This position is posted by Jobgether on behalf of a partner company. We are currently looking for a Senior Site Reliability Engineer in EMEA.
This role offers an exciting opportunity to lead the design, deployment, and operation of complex, scalable lab environments that power hands‑on cybersecurity training and simulations. You will architect hybrid cloud and on‑premises infrastructure, including secure, high‑performance networks and lab environments that support thousands of concurrent users. This senior‑level position requires a combination of deep technical expertise, strategic leadership, and hands‑on engineering skills, enabling realistic and reliable training experiences. You will collaborate closely with platform architects, security researchers, and engineering teams to optimize performance, cost, and reliability. The role emphasizes automation, infrastructure‑as‑code, and observability, providing the chance to influence best practices across the organization while driving large‑scale infrastructure projects.
Accountabilities
- Design and architect complex global lab environments using OpenStack and hybrid cloud solutions, ensuring scalability, resilience, and security.
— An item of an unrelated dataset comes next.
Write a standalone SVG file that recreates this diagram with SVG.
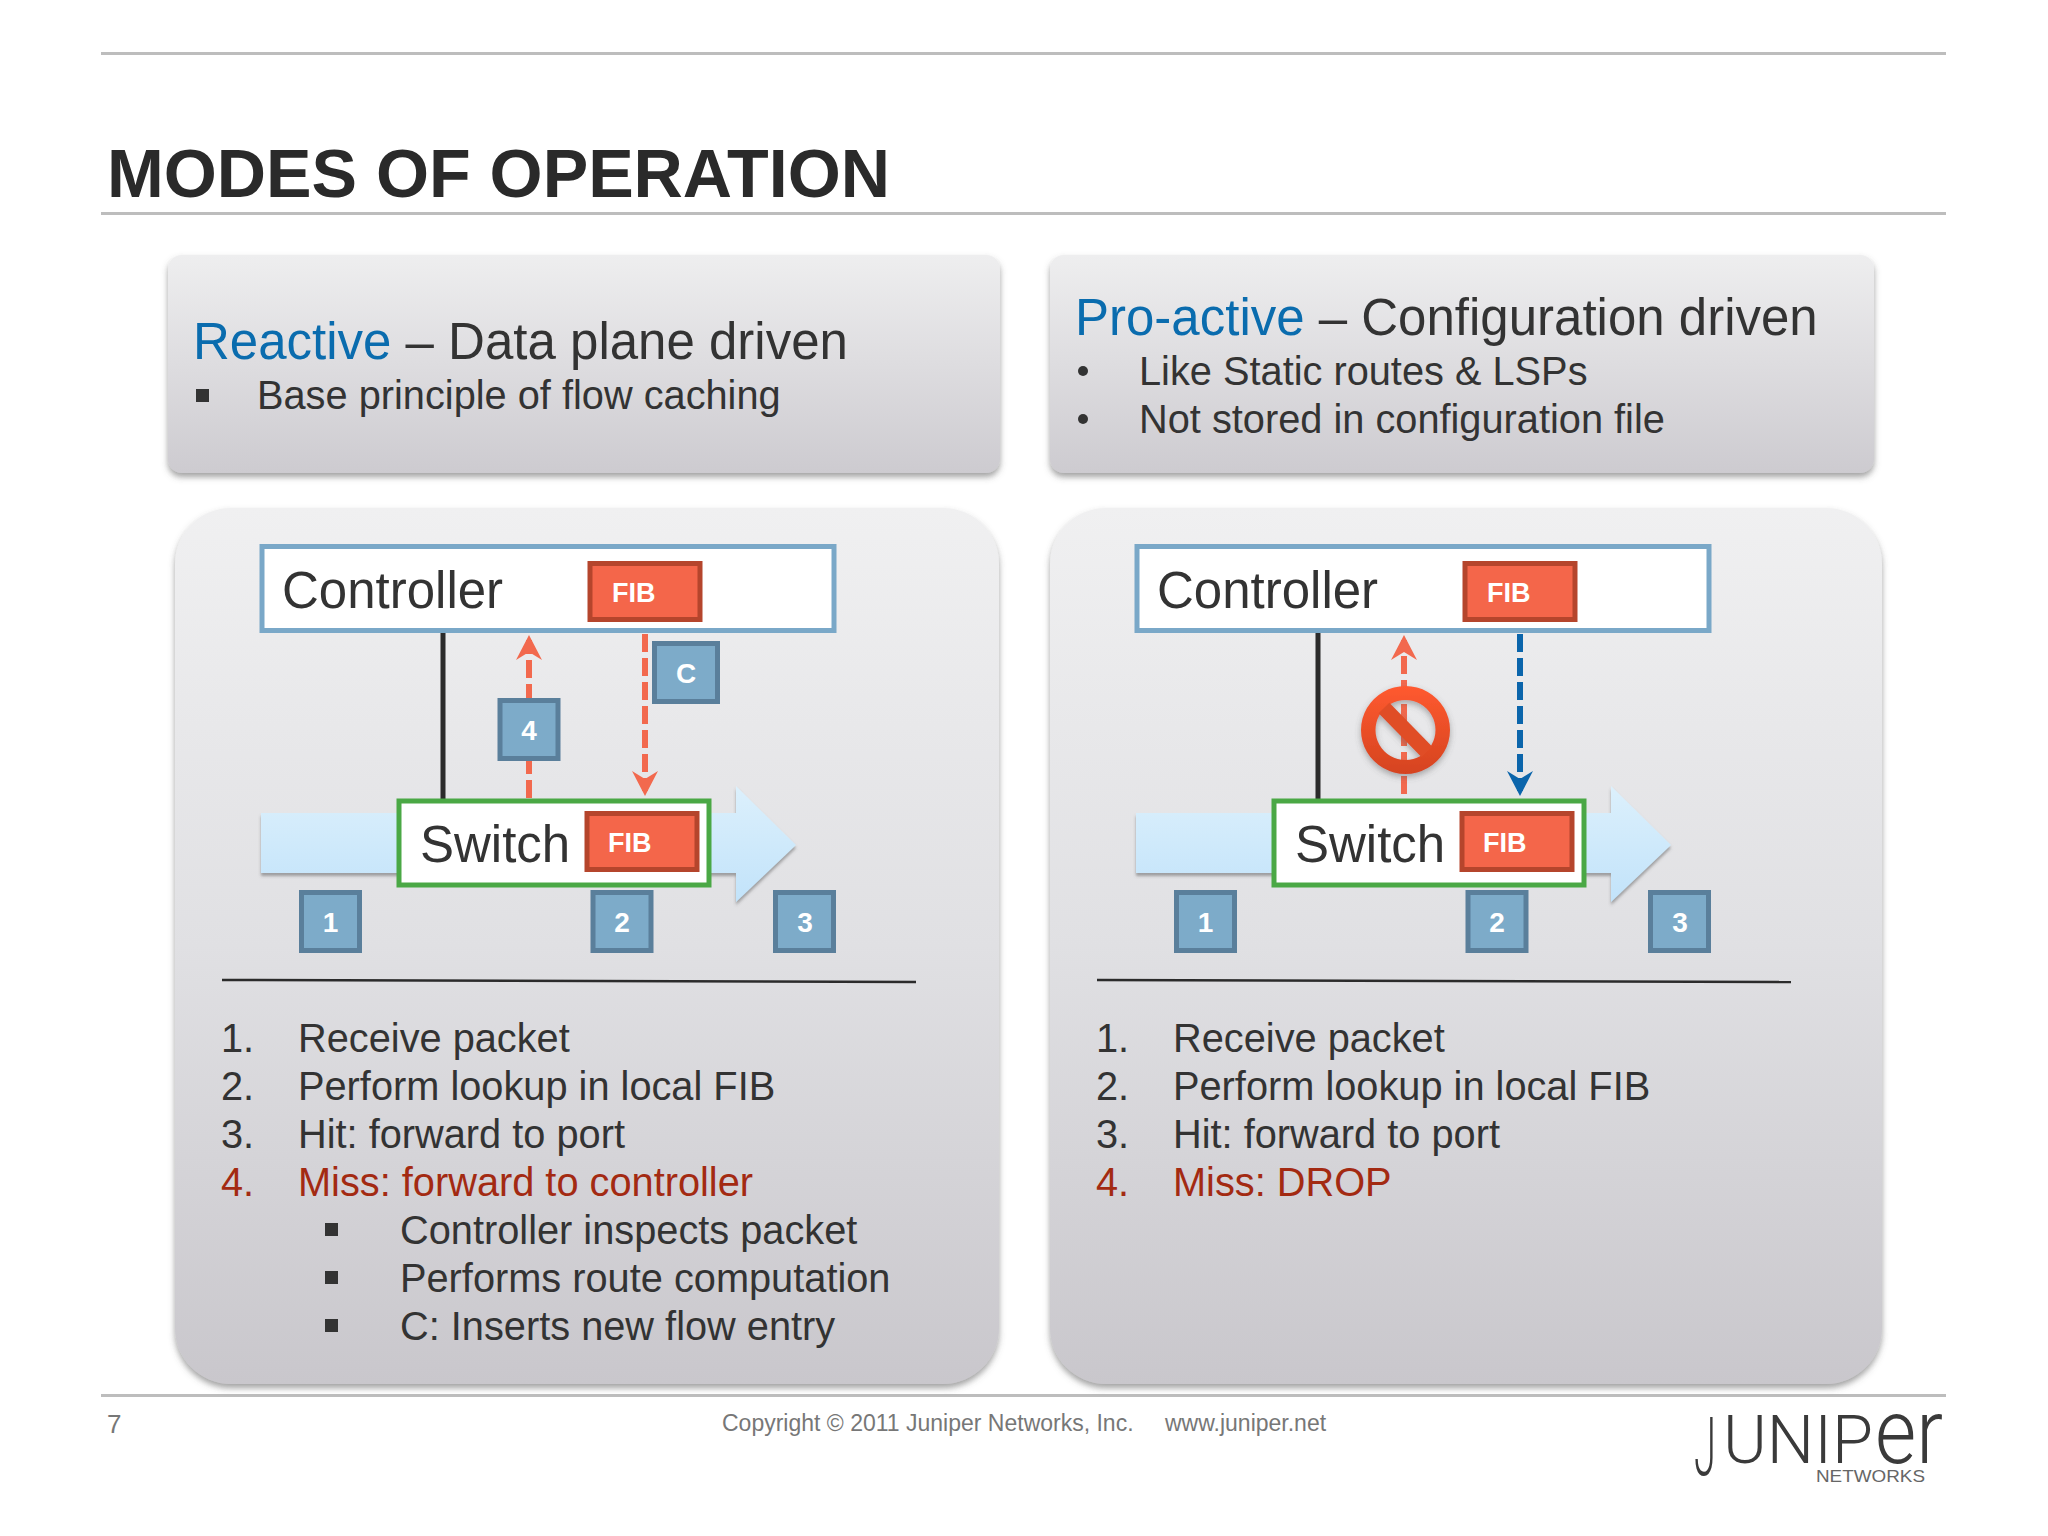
<svg xmlns="http://www.w3.org/2000/svg" width="2048" height="1536" viewBox="0 0 2048 1536">
<defs>
<linearGradient id="panelTop" x1="0" y1="0" x2="0" y2="1"><stop offset="0" stop-color="#eeeeef"/><stop offset="1" stop-color="#cdcbd0"/></linearGradient>
<linearGradient id="panelBig" x1="0" y1="0" x2="0" y2="1"><stop offset="0" stop-color="#f0f0f1"/><stop offset="0.5" stop-color="#e0e0e3"/><stop offset="1" stop-color="#c9c7cc"/></linearGradient>
<linearGradient id="flow" x1="0" y1="0" x2="0" y2="1"><stop offset="0" stop-color="#dcf0fc"/><stop offset="1" stop-color="#c2e3fa"/></linearGradient>
<linearGradient id="sign" x1="0" y1="0" x2="0" y2="1"><stop offset="0" stop-color="#ff5a30"/><stop offset="1" stop-color="#d5431f"/></linearGradient>
<filter id="shadow" x="-5%" y="-5%" width="110%" height="112%"><feDropShadow dx="0" dy="4" stdDeviation="3" flood-color="#555" flood-opacity="0.55"/></filter>
<filter id="shadowSmall" x="-5%" y="-10%" width="110%" height="125%"><feDropShadow dx="0" dy="3" stdDeviation="1.5" flood-color="#555" flood-opacity="0.5"/></filter>
<filter id="glow" x="-20%" y="-20%" width="140%" height="140%"><feDropShadow dx="0" dy="3" stdDeviation="3" flood-color="#555" flood-opacity="0.45"/></filter>
<marker id="headRed" markerUnits="userSpaceOnUse" markerWidth="28" markerHeight="28" refX="20" refY="13" orient="auto"><path d="M0,0 L25,13 L0,26 L8,13 Z" fill="#f2694e"/></marker>
<marker id="headBlue" markerUnits="userSpaceOnUse" markerWidth="28" markerHeight="28" refX="20" refY="13" orient="auto"><path d="M0,0 L25,13 L0,26 L8,13 Z" fill="#0b65ab"/></marker>
</defs>
<style>
text{font-family:"Liberation Sans",Arial,sans-serif;fill:#333}
.rule{stroke:#bdbdbd;stroke-width:3;fill:none}
.ptop{fill:url(#panelTop);filter:url(#shadow)}
.pbig{fill:url(#panelBig);filter:url(#shadow)}
.h{font-size:51px}
.blue{fill:#0a6cae}
.b{font-size:39.75px}
.red{fill:#a32a12}
.ctrl{fill:#fff;stroke:#7aa8c8;stroke-width:5}
.sw{fill:#fff;stroke:#4aa845;stroke-width:5}
.fib{fill:#f4664a;stroke:#b5452c;stroke-width:5}
.fibt{font-size:27px;font-weight:bold;fill:#fff}
.num{fill:#7dabc9;stroke:#5a7f9b;stroke-width:5}
.numt{font-size:28px;font-weight:bold;fill:#fff;text-anchor:middle}
.big{font-size:51px}
.flow{fill:url(#flow);filter:url(#shadowSmall)}
.black{stroke:#2b2b2b;stroke-width:5;fill:none}
.dash{stroke:#f2694e;stroke-width:6;stroke-dasharray:18 6;fill:none}
.sq{fill:#333}
.sep{stroke:#2b2b2b;stroke-width:2.5;fill:none}
.foot{font-size:23px;fill:#777}
</style>
<rect width="2048" height="1536" fill="#fff"/>
<g id="chrome">
<line class="rule" x1="101" y1="53.5" x2="1946" y2="53.5"/>
<line class="rule" x1="101" y1="213.5" x2="1946" y2="213.5"/>
<line class="rule" x1="101" y1="1395.5" x2="1946" y2="1395.5"/>
<text x="107" y="197" font-size="68.2" font-weight="bold" style="fill:#2a2a2a">MODES OF OPERATION</text>
</g>
<g id="reactive-header">
<rect class="ptop" x="168" y="255" width="832" height="218" rx="14"/>
<text class="h" x="193" y="359"><tspan class="blue">Reactive</tspan> – Data plane driven</text>
<rect class="sq" x="196" y="389" width="13" height="13"/>
<text class="b" x="257" y="409">Base principle of flow caching</text>
</g>
<g id="proactive-header">
<rect class="ptop" x="1050" y="255" width="824" height="218" rx="14"/>
<text class="h" x="1075" y="335"><tspan class="blue">Pro-active</tspan> – Configuration driven</text>
<circle class="sq" cx="1083" cy="371" r="5"/>
<text class="b" x="1139" y="385">Like Static routes &amp; LSPs</text>
<circle class="sq" cx="1083" cy="419" r="5"/>
<text class="b" x="1139" y="433">Not stored in configuration file</text>
</g>
<g id="reactive-panel">
<rect class="pbig" x="175" y="508" width="824" height="876" rx="56"/>
<line class="sep" x1="222" y1="980" x2="916" y2="982"/>
<text class="b" x="221" y="1052">1.</text><text class="b" x="298" y="1052">Receive packet</text>
<text class="b" x="221" y="1100">2.</text><text class="b" x="298" y="1100">Perform lookup in local FIB</text>
<text class="b" x="221" y="1148">3.</text><text class="b" x="298" y="1148">Hit: forward to port</text>
<text class="b red" x="221" y="1196">4.</text><text class="b red" x="298" y="1196">Miss: forward to controller</text>
<rect class="sq" x="325" y="1223" width="13" height="13"/><text class="b" x="400" y="1244">Controller inspects packet</text>
<rect class="sq" x="325" y="1271" width="13" height="13"/><text class="b" x="400" y="1292">Performs route computation</text>
<rect class="sq" x="325" y="1319" width="13" height="13"/><text class="b" x="400" y="1340">C: Inserts new flow entry</text>
</g>
<g id="proactive-panel">
<rect class="pbig" x="1050" y="508" width="832" height="876" rx="56"/>
<line class="sep" x1="1097" y1="980" x2="1791" y2="982"/>
<text class="b" x="1096" y="1052">1.</text><text class="b" x="1173" y="1052">Receive packet</text>
<text class="b" x="1096" y="1100">2.</text><text class="b" x="1173" y="1100">Perform lookup in local FIB</text>
<text class="b" x="1096" y="1148">3.</text><text class="b" x="1173" y="1148">Hit: forward to port</text>
<text class="b red" x="1096" y="1196">4.</text><text class="b red" x="1173" y="1196">Miss: DROP</text>
</g>
<g id="flows">
<path id="flow-left" class="flow" d="M261,813 H736 V786 L796,845 L736,902 V873 H261 Z"/>
<path id="flow-right" class="flow" d="M1136,813 H1611 V786 L1671,845 L1611,902 V873 H1136 Z"/>
</g>
<g id="connectors">
<line class="black" x1="443" y1="630" x2="443" y2="800"/>
<line class="dash" x1="529" y1="798" x2="529" y2="640" marker-end="url(#headRed)"/>
<line class="dash" x1="645" y1="634" x2="645" y2="791" marker-end="url(#headRed)"/>
<line class="black" x1="1318" y1="630" x2="1318" y2="800"/>
<line class="dash" x1="1404" y1="794" x2="1404" y2="640" marker-end="url(#headRed)"/>
<line class="dash" x1="1520" y1="634" x2="1520" y2="791" marker-end="url(#headBlue)" style="stroke:#0b65ab"/>
</g>
<g id="reactive-controller">
<rect class="ctrl" x="262" y="546.5" width="572" height="84"/>
<text class="big" x="282" y="608">Controller</text>
</g>
<g id="reactive-controller-fib">
<rect class="fib" x="590" y="563.5" width="110" height="56"/>
<text class="fibt" x="612" y="602">FIB</text>
</g>
<g id="reactive-switch">
<rect class="sw" x="399" y="801" width="310" height="84"/>
<text class="big" x="420" y="862">Switch</text>
</g>
<g id="reactive-switch-fib">
<rect class="fib" x="587" y="813.5" width="110" height="56"/>
<text class="fibt" x="608" y="852">FIB</text>
</g>
<g id="reactive-step-1"><rect class="num" x="301.5" y="892.5" width="58" height="58"/><text class="numt" x="330.5" y="932">1</text></g>
<g id="reactive-step-2"><rect class="num" x="593" y="892.5" width="58" height="58"/><text class="numt" x="622" y="932">2</text></g>
<g id="reactive-step-3"><rect class="num" x="775.5" y="892.5" width="58" height="58"/><text class="numt" x="805" y="932">3</text></g>
<g id="reactive-step-4"><rect class="num" x="500" y="700.5" width="58" height="58"/><text class="numt" x="529" y="740">4</text></g>
<g id="reactive-step-c"><rect class="num" x="654.5" y="643.5" width="63" height="58"/><text class="numt" x="686" y="683">C</text></g>
<g id="proactive-controller">
<rect class="ctrl" x="1137" y="546.5" width="572" height="84"/>
<text class="big" x="1157" y="608">Controller</text>
</g>
<g id="proactive-controller-fib">
<rect class="fib" x="1465" y="563.5" width="110" height="56"/>
<text class="fibt" x="1487" y="602">FIB</text>
</g>
<g id="proactive-switch">
<rect class="sw" x="1274" y="801" width="310" height="84"/>
<text class="big" x="1295" y="862">Switch</text>
</g>
<g id="proactive-switch-fib">
<rect class="fib" x="1462" y="813.5" width="110" height="56"/>
<text class="fibt" x="1483" y="852">FIB</text>
</g>
<g id="proactive-step-1"><rect class="num" x="1176.5" y="892.5" width="58" height="58"/><text class="numt" x="1205.5" y="932">1</text></g>
<g id="proactive-step-2"><rect class="num" x="1468" y="892.5" width="58" height="58"/><text class="numt" x="1497" y="932">2</text></g>
<g id="proactive-step-3"><rect class="num" x="1650.5" y="892.5" width="58" height="58"/><text class="numt" x="1680" y="932">3</text></g>
<g id="prohibit" filter="url(#glow)">
<path d="M1405.5,686 a44.5,44 0 1,0 0.01,0 Z M1405.5,700 a30,30 0 1,1 -0.01,0 Z" fill="url(#sign)" fill-rule="evenodd"/>
<line x1="1384" y1="708" x2="1427" y2="752" stroke="#e04d26" stroke-width="15"/>
</g>
<g id="footer">
<text class="foot" x="107" y="1433" style="font-size:26px">7</text>
<text class="foot" x="722" y="1431">Copyright © 2011 Juniper Networks, Inc.</text>
<text class="foot" x="1165" y="1431">www.juniper.net</text>
<text style="font-family:Roboto,sans-serif;font-weight:300;fill:#3a3a3a"><tspan x="1694" y="1475" font-size="82" textLength="22" lengthAdjust="spacingAndGlyphs">J</tspan><tspan x="1723" y="1463" font-size="67" textLength="150" lengthAdjust="spacingAndGlyphs">UNIP</tspan><tspan x="1875" y="1463" font-size="91" textLength="68" lengthAdjust="spacingAndGlyphs">er</tspan></text>
<text x="1816" y="1482" font-size="17" textLength="109" lengthAdjust="spacingAndGlyphs" style="fill:#666">NETWORKS</text>
</g>
</svg>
- Develop and implement infrastructure standards, patterns, and best practices for lab deployment.
- Optimize lab performance and resource utilization for thousands of concurrent users, including workspace‑based and private lab sessions.
- Lead infrastructure migrations, cost optimization initiatives, and high‑availability implementations.
- Implement automation using Infrastructure‑as‑Code tools (Terraform, Ansible) and create self‑service capabilities for teams.
- Establish observability, monitoring, logging, and disaster recovery procedures to maintain uptime and performance.
- Design network architectures, including VPNs, VLANs, software‑defined networking, and security controls appropriate for vulnerable lab environments.
- Collaborate with cross‑functional teams, provide mentorship, and contribute to architectural reviews and process improvements.
Requirements
- 4+ years of experience in SRE, Site Reliability Engineering, or Infrastructure Architecture roles.
- 2+ years in a senior or lead technical role with architectural responsibilities.
- Production experience with OpenStack and hybrid cloud platforms (AWS, Azure, GCP).
- Advanced knowledge of Linux and Windows Server environments.
- Expertise in networking, including TCP/IP, routing protocols, VPNs, firewalls, and network security.
- Proficiency in Infrastructure‑as‑Code tools (Terraform, CloudFormation, ARM templates) and configuration management.
- Experience with containerization and orchestration (Docker, Kubernetes).
- Proven track record in large‑scale distributed systems design, high availability, disaster recovery, and cost optimization.
- Strong strategic thinking, analytical problem‑solving, and proactive approach to infrastructure challenges.
- Excellent communication and leadership skills, with experience mentoring engineers and driving technical standards adoption.
- Background in cybersecurity, penetration testing, or vulnerability research environments is a plus.
Benefits
- Competitive compensation and flexible work arrangements.
- Fully remote work with flexible hours.
- Opportunity to work on large‑scale, high‑impact cybersecurity lab environments.
- Professional development and training opportunities.
- Dynamic and inclusive global team environment.
- Paid time off and home office support.